Re: reasoning under computational limitations

Wei Dai (weidai@eskimo.com)
Mon, 5 Apr 1999 16:46:14 -0700

On Mon, Apr 05, 1999 at 07:36:35PM +0000, Nick Bostrom wrote:
> What are these grounds? (You referred to "various paradoxes"--which
> ones do you have in mind?)

I can think of several paradoxes and they all relate to the fact that averages taken over the universe are not guaranteed to converge if the universe is infinite. Expectations are a kind of average, and they do not necessarily converge either. Here is an example. Suppose you are offered a bet where you can win or lose $1. You are in an infinite universe with an infinite number of people in your situation and you can't tell which of them you are. Some of them are potential winners and some of them are potential losers. The (potential) winners and losers are distributed as follows: 1 winner, followed by 2 losers, followed by 4 winners, followed by 8 losers, and so on. The paradox is that if you try to compute an expected payoff for the bet under the assumption that you are equally likely to be any of these people your computation won't converge.

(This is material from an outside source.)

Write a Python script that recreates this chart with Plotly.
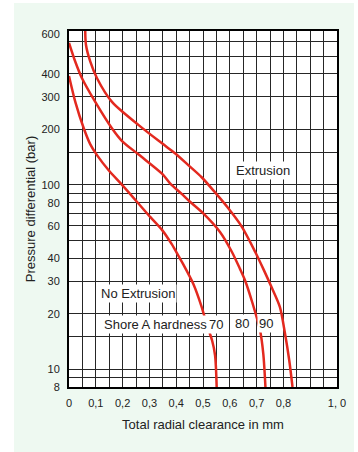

The only way I can see to get around the paradox is to assume that you are a priori more likely to be near the center/beginning of the universe (or some other point), and that's what I meant by the preferred position. The exact choice of the preferred position, how "near" is defined, and how much more likely you are to be near it should all be part of the hypothesis that you are considering.

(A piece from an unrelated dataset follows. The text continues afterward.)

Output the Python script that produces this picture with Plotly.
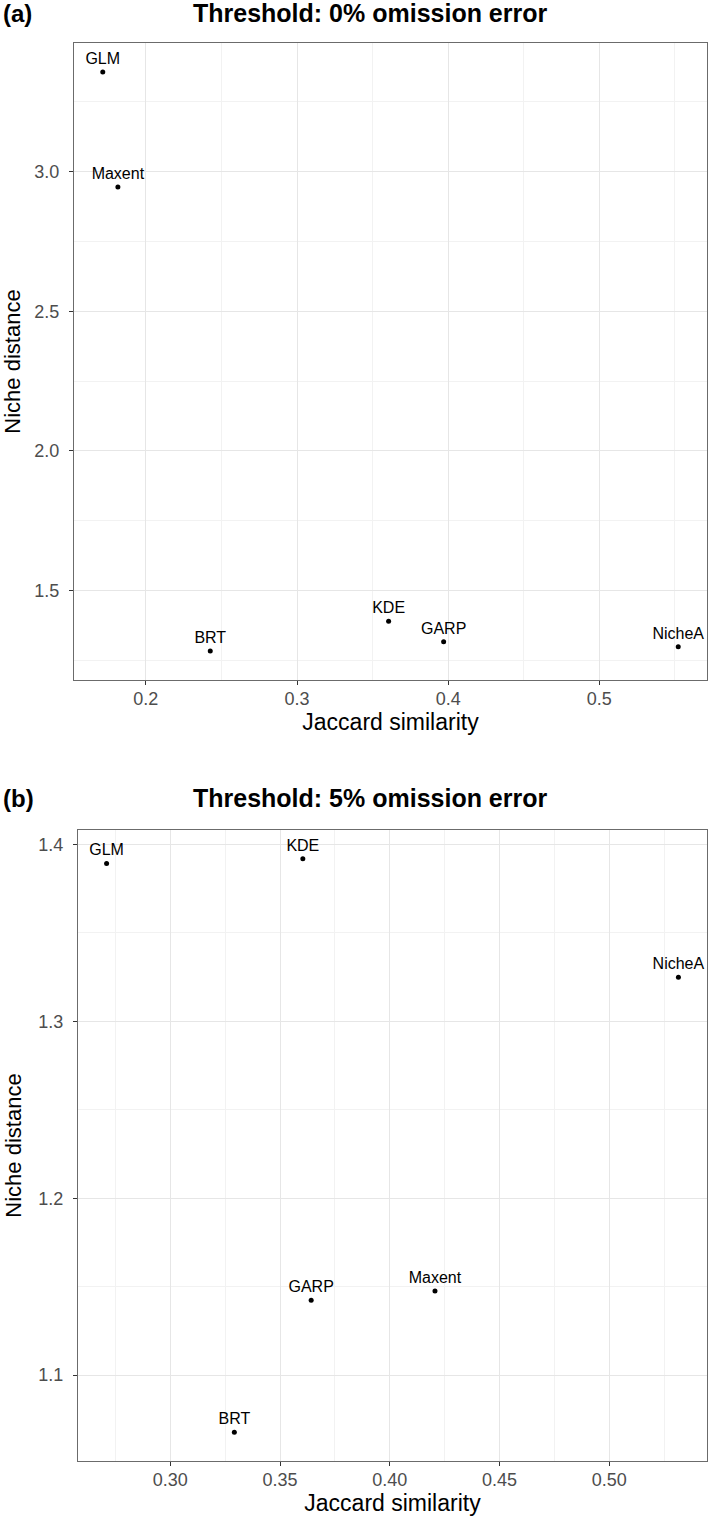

> The Big Bang is a singularity but not really a position.
> Immediately after the Big Bang, if the universe is open or flat, the
> universe was spatially infinite. So if you assign number 1 to the Big
> Bang, what spacetime point is number 2?

I wasn't being very precise when I said the conventional model has a preferred position which is the Big Bang. What I meant is that the Big Bang is a natural choice for the preferred position. There are many ways to define "near" and thus to pick point number 2. The simplest would be to to pick the point that comes immediately after the Big Bang in the rest frame of the universe.